After unarchiving 'netboot-0.7.3.tar.gz' you should change to the

base directory of this and run:

./configure --disable-mknbi-dos --disable-mknbi-linux --disable-mknbi-mgl
Afterwards, you should follow the instructions contained in the

'INSTALL' file also contained in the base directory, on how to setup the server(s) and to build a boot ROM for the client PC network card, or a boot diskette, and the PC client should be able to load the '*.bt' files from the server.

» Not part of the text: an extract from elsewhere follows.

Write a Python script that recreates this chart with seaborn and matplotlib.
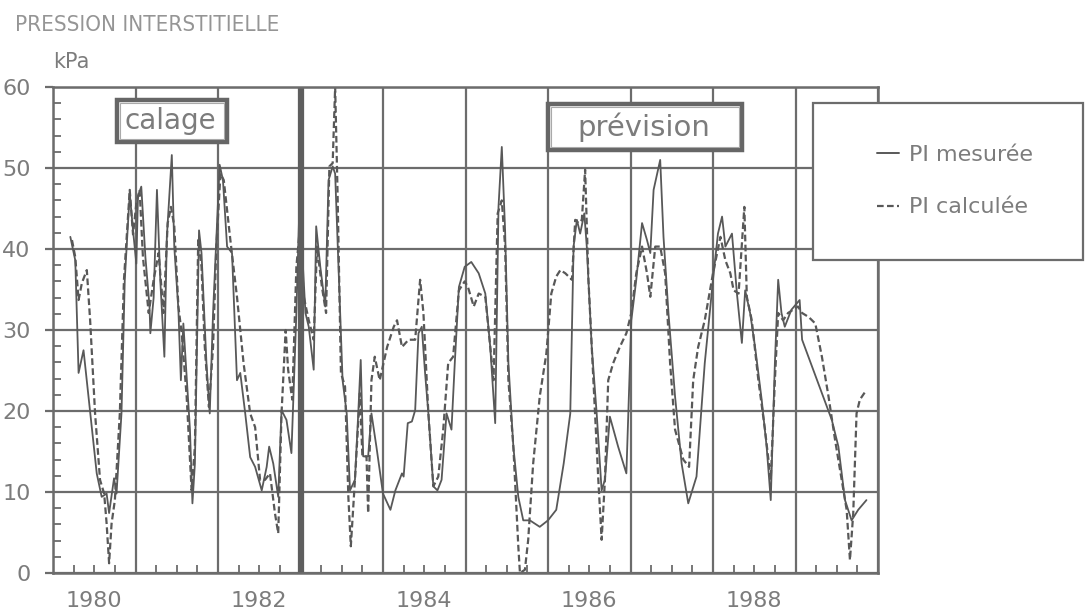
import numpy as np
import seaborn as sns
import matplotlib.pyplot as plt
from matplotlib.patches import Rectangle
from matplotlib.lines import Line2D

# PI mesurée (kPa), dates en années décimales
annees_mesure = [
    1980.21, 1980.27, 1980.31, 1980.37, 1980.53, 1980.59, 1980.65, 1980.68, 1980.74, 1980.77,
    1980.83, 1980.87, 1980.93, 1980.97, 1981.01, 1981.03, 1981.07, 1981.12, 1981.17, 1981.18,
    1981.22, 1981.26, 1981.30, 1981.35, 1981.38, 1981.44, 1981.47, 1981.52, 1981.55, 1981.58,
    1981.66, 1981.69, 1981.72, 1981.77, 1981.80, 1981.86, 1981.90, 1981.94, 1982.02, 1982.06,
    1982.11, 1982.17, 1982.23, 1982.27, 1982.33, 1982.39, 1982.45, 1982.53, 1982.59, 1982.62,
    1982.67, 1982.73, 1982.77, 1982.83, 1982.89, 1982.95, 1982.99, 1983.03, 1983.06, 1983.10,
    1983.16, 1983.19, 1983.24, 1983.30, 1983.34, 1983.39, 1983.42, 1983.51, 1983.56, 1983.60,
    1983.66, 1983.70, 1983.73, 1983.76, 1983.82, 1983.86, 1983.92, 1984.00, 1984.09, 1984.15,
    1984.23, 1984.25, 1984.30, 1984.35, 1984.39, 1984.43, 1984.47, 1984.51, 1984.55, 1984.61,
    1984.66, 1984.71, 1984.77, 1984.83, 1984.87, 1984.92, 1984.99, 1985.07, 1985.16, 1985.24,
    1985.30, 1985.36, 1985.40, 1985.44, 1985.48, 1985.52, 1985.58, 1985.64, 1985.70, 1985.78,
    1985.90, 1986.00, 1986.10, 1986.19, 1986.27, 1986.31, 1986.35, 1986.39, 1986.44, 1986.47,
    1986.53, 1986.59, 1986.65, 1986.69, 1986.75, 1986.85, 1986.95, 1987.01, 1987.07, 1987.14,
    1987.20, 1987.24, 1987.28, 1987.36, 1987.40, 1987.46, 1987.54, 1987.62, 1987.70, 1987.80,
    1987.90, 1988.00, 1988.06, 1988.11, 1988.15, 1988.23, 1988.29, 1988.35, 1988.39, 1988.45,
    1988.51, 1988.59, 1988.65, 1988.70, 1988.75, 1988.79, 1988.83, 1988.87, 1988.95, 1989.05,
    1989.08, 1989.20, 1989.32, 1989.44, 1989.52, 1989.60, 1989.68, 1989.76, 1989.86,
]
pi_mesuree = [
    41.5, 38.6, 24.7, 27.5, 12.3, 9.4, 9.8, 7.4, 11.7, 9.8,
    19.7, 36.2, 46.9, 42.3, 38.2, 46.5, 47.7, 39.0, 32.9, 29.6,
    34.0, 47.3, 36.2, 26.7, 41.5, 51.6, 40.3, 32.5, 23.8, 30.8,
    17.7, 8.6, 13.5, 42.3, 39.5, 25.9, 19.7, 32.1, 50.4, 48.5,
    40.3, 39.5, 23.8, 24.7, 19.7, 14.3, 13.1, 10.2, 13.1, 15.6,
    13.5, 9.4, 20.1, 18.9, 14.8, 32.1, 46.5, 37.8, 32.1, 30.4,
    25.1, 42.8, 37.8, 32.9, 48.5, 50.2, 49.3, 23.8, 19.7, 10.2,
    11.5, 19.7, 26.3, 14.4, 14.4, 19.7, 15.6, 9.8, 7.8, 10.2,
    12.3, 11.9, 18.5, 18.7, 20.1, 29.6, 30.4, 24.7, 19.7, 10.7,
    10.2, 11.5, 19.7, 17.7, 25.9, 35.3, 37.8, 38.4, 37.0, 34.5,
    27.9, 18.5, 45.2, 52.6, 42.3, 25.9, 15.6, 9.4, 6.5, 6.5,
    5.7, 6.5, 7.8, 13.5, 19.7, 40.3, 43.6, 41.9, 44.4, 40.3,
    27.9, 19.7, 10.2, 11.5, 19.3, 15.6, 12.3, 31.2, 36.2, 43.2,
    41.1, 39.5, 47.3, 51.0, 41.5, 32.1, 21.8, 13.5, 8.6, 11.9,
    25.9, 36.2, 41.9, 44.0, 40.3, 41.9, 34.5, 28.4, 34.9, 32.1,
    27.9, 21.4, 15.6, 9.0, 25.9, 36.2, 32.1, 30.4, 32.5, 33.7,
    28.8, 25.5, 22.2, 18.9, 15.6, 9.0, 6.5, 7.8, 9.0,
]

# PI calculée (kPa)
annees_calcul = [
    1980.23, 1980.27, 1980.31, 1980.35, 1980.41, 1980.45, 1980.51, 1980.57, 1980.62, 1980.65,
    1980.68, 1980.71, 1980.75, 1980.81, 1980.86, 1980.93, 1980.97, 1981.01, 1981.05, 1981.09,
    1981.16, 1981.22, 1981.28, 1981.34, 1981.39, 1981.43, 1981.47, 1981.52, 1981.56, 1981.62,
    1981.68, 1981.72, 1981.76, 1981.80, 1981.84, 1981.89, 1981.94, 1981.98, 1982.03, 1982.07,
    1982.15, 1982.23, 1982.31, 1982.39, 1982.45, 1982.51, 1982.57, 1982.63, 1982.69, 1982.73,
    1982.77, 1982.82, 1982.85, 1982.90, 1982.95, 1982.99, 1983.04, 1983.10, 1983.16, 1983.20,
    1983.26, 1983.31, 1983.35, 1983.39, 1983.42, 1983.45, 1983.49, 1983.54, 1983.58, 1983.61,
    1983.66, 1983.72, 1983.75, 1983.80, 1983.82, 1983.86, 1983.90, 1983.96, 1984.05, 1984.13,
    1984.17, 1984.23, 1984.31, 1984.39, 1984.45, 1984.49, 1984.55, 1984.61, 1984.67, 1984.73,
    1984.79, 1984.85, 1984.92, 1984.99, 1985.03, 1985.10, 1985.16, 1985.24, 1985.30, 1985.34,
    1985.39, 1985.44, 1985.48, 1985.52, 1985.58, 1985.64, 1985.66, 1985.72, 1985.76, 1985.82,
    1985.90, 1985.98, 1986.04, 1986.10, 1986.15, 1986.21, 1986.29, 1986.33, 1986.37, 1986.41,
    1986.45, 1986.49, 1986.55, 1986.61, 1986.65, 1986.69, 1986.73, 1986.79, 1986.87, 1986.95,
    1987.01, 1987.07, 1987.14, 1987.20, 1987.24, 1987.30, 1987.36, 1987.42, 1987.48, 1987.54,
    1987.64, 1987.71, 1987.76, 1987.82, 1987.90, 1988.00, 1988.09, 1988.15, 1988.21, 1988.25,
    1988.31, 1988.38, 1988.41, 1988.47, 1988.55, 1988.63, 1988.70, 1988.75, 1988.79, 1988.85,
    1988.91, 1988.97, 1989.03, 1989.08, 1989.16, 1989.24, 1989.32, 1989.40, 1989.48, 1989.56,
    1989.62, 1989.66, 1989.70, 1989.74, 1989.78, 1989.86,
]
pi_calculee = [
    41.1, 39.0, 33.7, 35.8, 37.4, 31.2, 19.7, 11.5, 9.8, 6.1,
    1.2, 6.1, 9.0, 19.7, 36.2, 47.3, 41.8, 45.6, 47.3, 39.0,
    32.1, 36.2, 39.5, 32.1, 43.2, 45.2, 42.8, 32.9, 29.6, 21.8,
    10.2, 15.6, 41.1, 37.8, 27.9, 20.5, 27.9, 40.3, 49.3, 48.5,
    41.1, 34.1, 25.9, 19.7, 18.0, 11.5, 11.5, 12.3, 7.4, 4.9,
    19.7, 30.0, 25.1, 21.4, 37.8, 42.3, 34.1, 31.2, 28.8, 40.3,
    35.3, 32.1, 50.2, 50.6, 60.0, 46.5, 24.7, 23.0, 9.4, 3.3,
    11.5, 22.2, 14.4, 14.4, 7.4, 23.8, 26.7, 23.8, 27.9, 30.4,
    31.2, 27.9, 28.8, 28.8, 36.2, 32.1, 19.7, 10.7, 11.9, 17.7,
    25.9, 26.7, 34.9, 36.0, 35.3, 32.9, 34.5, 34.1, 27.9, 23.8,
    44.4, 46.0, 40.3, 23.8, 15.6, 3.3, 0.0, 0.4, 4.1, 13.5,
    21.8, 27.1, 34.5, 36.6, 37.4, 37.0, 36.2, 43.6, 43.2, 43.6,
    49.8, 36.2, 23.8, 11.5, 4.1, 11.5, 23.8, 25.9, 27.9, 29.6,
    32.1, 37.0, 40.3, 37.0, 34.1, 40.3, 40.3, 37.0, 25.9, 17.7,
    14.0, 13.1, 23.8, 27.9, 31.2, 37.0, 41.5, 38.6, 37.0, 34.9,
    34.5, 45.2, 34.1, 31.2, 23.8, 17.7, 11.5, 23.8, 32.1, 31.2,
    32.1, 32.5, 32.9, 32.1, 31.6, 30.8, 26.7, 21.8, 16.4, 11.5,
    7.8, 1.6, 7.4, 19.7, 21.4, 22.6,
]

annees_grille = list(range(1980, 1991))
annees_etiquettes = [1980, 1982, 1984, 1986, 1988]
fin_calage = 1983

GRIS = '#6c6c6c'
TRAIT = '#585858'
TEXTE = '#7c7c7c'

sns.set_theme(style='white')
plt.rcParams['font.family'] = ['DejaVu Sans']

fig = plt.figure(figsize=(10.86, 6.14), dpi=100)
ax = fig.add_axes([53 / 1086, 41 / 614, 825 / 1086, 486 / 614])

sns.lineplot(x=annees_mesure, y=pi_mesuree, ax=ax, color=TRAIT, linewidth=1.3,
             sort=False, estimator=None)
sns.lineplot(x=annees_calcul, y=pi_calculee, ax=ax, color=TRAIT, linewidth=1.6,
             linestyle=(0, (3, 1.5)), sort=False, estimator=None)

ax.set_xlim(1980, 1990)
ax.set_ylim(0, 60)

# grille annuelle, graduations trimestrielles
ax.set_xticks(annees_grille)
ax.set_xticklabels([])
quarts = [a + q for a in range(1980, 1990) for q in (0.25, 0.5, 0.75)]
ax.set_xticks(quarts, minor=True)
ax.set_xticklabels([str(int(q)) if (q - 0.5) in annees_etiquettes else '' for q in quarts],
                   minor=True)
ax.set_yticks(range(0, 61, 10))
ax.set_yticks(np.arange(0, 61, 2), minor=True)

ax.grid(True, which='major', color=GRIS, linewidth=1.6)
ax.axvline(fin_calage, color='#5e5e5e', linewidth=4.5)

ax.tick_params(axis='x', which='major', direction='out', length=7, width=1.6, color=GRIS)
ax.tick_params(axis='x', which='minor', direction='in', length=6, width=1.3, color=GRIS,
               bottom=True, pad=13, labelsize=16, labelcolor=TEXTE)
ax.tick_params(axis='y', which='major', direction='out', length=6, width=1.6, color=GRIS,
               left=True, pad=10, labelsize=16, labelcolor=TEXTE)
ax.tick_params(axis='y', which='minor', direction='in', length=6, width=1.3, color=GRIS, left=True)

for s in ax.spines.values():
    s.set_color(GRIS)
    s.set_linewidth(1.8)

ax.set_xlabel('')
ax.set_ylabel('')

# cadres "calage" / "prévision" (coordonnées en fraction d'axes)
for (x0, y0, x1, y1), mot, taille in [((0.0776, 0.8868, 0.2109, 0.9733), 'calage', 20),
                                      ((0.6000, 0.8704, 0.8352, 0.9650), 'prévision', 21)]:
    ax.add_patch(Rectangle((x0, y0), x1 - x0, y1 - y0, transform=ax.transAxes,
                           fc='white', ec='#666666', lw=3.2, zorder=4))
    ax.add_patch(Rectangle((x0 + 0.004, y0 + 0.007), x1 - x0 - 0.008, y1 - y0 - 0.014,
                           transform=ax.transAxes, fc='none', ec='#aaaaaa', lw=0.8, zorder=4))
    ax.text((x0 + x1) / 2 - 0.002, (y0 + y1) / 2, mot, transform=ax.transAxes,
            ha='center', va='center', fontsize=taille, color=TEXTE, zorder=5)

ax.annotate('kPa', xy=(0, 1), xycoords='axes fraction', xytext=(0, 15),
            textcoords='offset pixels', ha='left', va='bottom', fontsize=15, color=TEXTE)
fig.text(15 / 1086, 1 - 31 / 614, 'PRESSION INTERSTITIELLE', fontsize=16,
         fontstretch='condensed', color='#959595', ha='left', va='baseline')

# légende encadrée, débordant sur l'axe droit
fig.add_artist(Rectangle((813 / 1086, 354 / 614), 270 / 1086, 157 / 614,
                         transform=fig.transFigure, fc='white', ec=GRIS, lw=1.6, zorder=3))
poignees = [Line2D([], [], color=TRAIT, lw=1.4),
            Line2D([], [], color=TRAIT, lw=1.6, linestyle=(0, (3, 1.5)))]
leg = fig.legend(poignees, ['PI mesurée', 'PI calculée'], loc='upper left',
                 bbox_to_anchor=(866 / 1086, 1 - 134 / 614), frameon=False, fontsize=16,
                 handlelength=1.0, handletextpad=0.45, labelspacing=1.45, borderpad=0,
                 labelcolor=TEXTE)
leg.set_zorder(5)

fig.savefig('out.png', dpi=100)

The important sections to check in the 'INSTALL FILE' are the last two:

- Setup of the server (only the BOOTP and TFTP parts - ignore NFS).
  ===================

- Setup of the client including building the bootrom
  ==================================================

all the rest can be safely ignored if you don't care to examine it.

7. Technical Information

NOTE: All the following paths are relative to the base directory of the RTEMS distribution.

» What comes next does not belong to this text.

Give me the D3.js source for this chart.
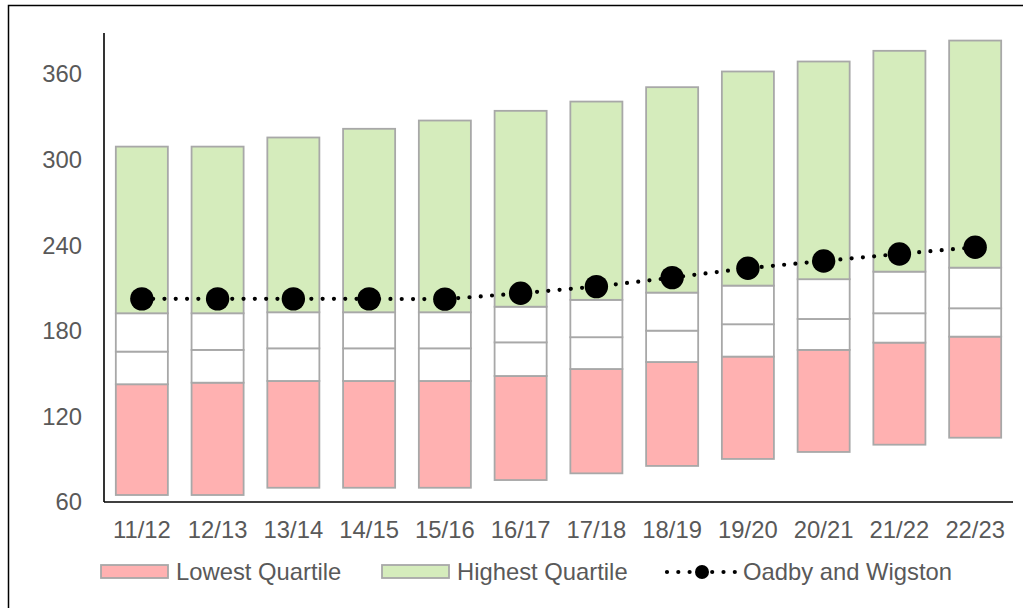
<!DOCTYPE html>
<html>
<head>
<meta charset="utf-8">
<script src="https://cdn.jsdelivr.net/npm/d3@7"></script>
<style>
  html, body { margin: 0; padding: 0; background: #fff; }
  svg { display: block; }
  text { font-family: "Liberation Sans", Arial, sans-serif; fill: #595959; }
</style>
</head>
<body>
<svg id="chart" width="1023" height="608"></svg>
<script>
// Financial years
const years = ["11/12","12/13","13/14","14/15","15/16","16/17","17/18","18/19","19/20","20/21","21/22","22/23"];
// Spread of values across comparator authorities
const minimum       = [64.9, 64.9, 70.0, 70.0, 70.0, 75.4, 80.1, 85.3, 90.2, 95.1, 100.2, 105.1];
const lowerQuartile = [142.6, 143.7, 144.9, 144.9, 144.9, 148.4, 153.3, 158.2, 162.0, 166.7, 171.8, 176.0];
const median        = [165.5, 166.7, 167.8, 167.8, 167.8, 172.0, 175.6, 180.2, 184.7, 188.4, 192.4, 195.9];
const upperQuartile = [192.4, 192.4, 193.1, 193.1, 193.1, 197.0, 201.8, 206.9, 211.8, 216.3, 221.6, 224.4];
const maximum       = [309.3, 309.3, 315.7, 321.8, 327.6, 334.4, 340.9, 351.0, 362.0, 369.0, 376.5, 383.7];
// Local authority
const oadby         = [202.5, 202.5, 202.5, 202.5, 202.3, 206.4, 211.1, 217.4, 224.0, 229.1, 234.0, 238.7];
// Axis
const yTicks = [60, 120, 180, 240, 300, 360];
const yDomain = [60, 389];

const svg = d3.select("#chart");

// outer frame
svg.append("rect")
  .attr("x", 8.5).attr("y", 5.5)
  .attr("width", 1100).attr("height", 700)
  .attr("fill", "none").attr("stroke", "#000").attr("stroke-width", 1.5);

const plot = { left: 104, right: 1013, top: 33, bottom: 502 };

const x = d3.scaleBand().domain(years).range([plot.left, plot.right])
  .paddingInner(0.313).paddingOuter(0.156);
const y = d3.scaleLinear().domain(yDomain).range([plot.bottom, plot.top]);

const rows = years.map((yr, i) => ({
  year: yr,
  segs: [
    { lo: minimum[i], hi: lowerQuartile[i], fill: "#FFB1B1" },
    { lo: lowerQuartile[i], hi: median[i], fill: "#FFFFFF" },
    { lo: median[i], hi: upperQuartile[i], fill: "#FFFFFF" },
    { lo: upperQuartile[i], hi: maximum[i], fill: "#D5ECBC" }
  ]
}));

const g = svg.append("g");
g.selectAll("g.bar").data(rows).join("g").attr("class", "bar")
  .selectAll("rect").data(d => d.segs.map(s => ({ ...s, year: d.year }))).join("rect")
  .attr("x", d => x(d.year))
  .attr("width", x.bandwidth())
  .attr("y", d => y(d.hi))
  .attr("height", d => y(d.lo) - y(d.hi))
  .attr("fill", d => d.fill)
  .attr("stroke", "#A8A8A8")
  .attr("stroke-width", 1.8);

const fontSize = "23.8px";

// axes
const yAxis = svg.append("g").attr("transform", `translate(${plot.left},0)`)
  .call(d3.axisLeft(y).tickValues(yTicks).tickSize(0).tickPadding(22));
yAxis.select(".domain").attr("stroke", "#000").attr("stroke-width", 1.6)
  .attr("d", `M0,${plot.top}V${plot.bottom}`);
yAxis.selectAll("text").style("font-size", fontSize).attr("fill", "#595959");

const xAxis = svg.append("g").attr("transform", `translate(0,${plot.bottom})`)
  .call(d3.axisBottom(x).tickSize(0).tickPadding(19));
xAxis.select(".domain").attr("stroke", "#000").attr("stroke-width", 1.6)
  .attr("d", `M${plot.left},0H${plot.right}`);
xAxis.selectAll("text").style("font-size", fontSize).attr("fill", "#595959");

// Oadby and Wigston line
const cx = (d, i) => x(years[i]) + x.bandwidth() / 2;
const line = d3.line().x((d, i) => cx(d, i)).y(d => y(d));
svg.append("path").datum(oadby)
  .attr("d", line)
  .attr("fill", "none").attr("stroke", "#000")
  .attr("stroke-width", 4.2).attr("stroke-linecap", "round")
  .attr("stroke-dasharray", "0 11.3");
svg.selectAll("circle.pt").data(oadby).join("circle").attr("class", "pt")
  .attr("cx", cx).attr("cy", d => y(d)).attr("r", 11.7).attr("fill", "#000");

// legend
const leg = svg.append("g");
leg.append("rect").attr("x", 101).attr("y", 565).attr("width", 67).attr("height", 13)
  .attr("fill", "#FFB1B1").attr("stroke", "#A8A8A8").attr("stroke-width", 1.8);
leg.append("text").attr("x", 176).attr("y", 580).style("font-size", fontSize).text("Lowest Quartile");
leg.append("rect").attr("x", 382).attr("y", 565).attr("width", 67).attr("height", 13)
  .attr("fill", "#D5ECBC").attr("stroke", "#A8A8A8").attr("stroke-width", 1.8);
leg.append("text").attr("x", 457).attr("y", 580).style("font-size", fontSize).text("Highest Quartile");
leg.append("path").attr("d", "M667,572H736")
  .attr("stroke", "#000").attr("stroke-width", 4.2).attr("stroke-linecap", "round")
  .attr("stroke-dasharray", "0 11.3");
leg.append("circle").attr("cx", 702).attr("cy", 572).attr("r", 7).attr("fill", "#000");
leg.append("text").attr("x", 743).attr("y", 580).style("font-size", fontSize).text("Oadby and Wigston");
</script>
</body>
</html>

As of the writing of this HOWTO, PC386 images can be loaded either in low memory 0x10000 (64KB) until 0x97C00 (607K) using NetBoot or in high memory from 0x100000 (1024KB) until the top of the available memory using either NetBoot or GRUB.

If you want to change the default loading address from 1024KB to something else, just change the value of the variable RELOCADDR in the 'make/custom/pc386.cfg' file to the new value you want (make sure you follow the instructions indicated before the definition of RELOCADDR).

Remember that GRUB restricts the loading addresses to values above 0x100000 (1024KB), only NetBoot can load images in low memory.

After you make any changes to RELOCADDR and if you are using NetLoader, you'll have to recompile the 'c/src/lib/libbsp/i386/pc386/start/start16.s' file. The easiest way to achieve this is just to 'make clean' and the 'make all' again. The quickest way is to change to '<build_point>/c/src/lib/libbsp/i386/pc386/start' and 'make RTEMS_BSP=pc386 clean all'.

When programming interrupt handlers take into account that the PIC is reprogrammed and so you should use the interface functions provided in '<build_point>/pc386/lib/include/irq.h> to guarantee that everything works ok.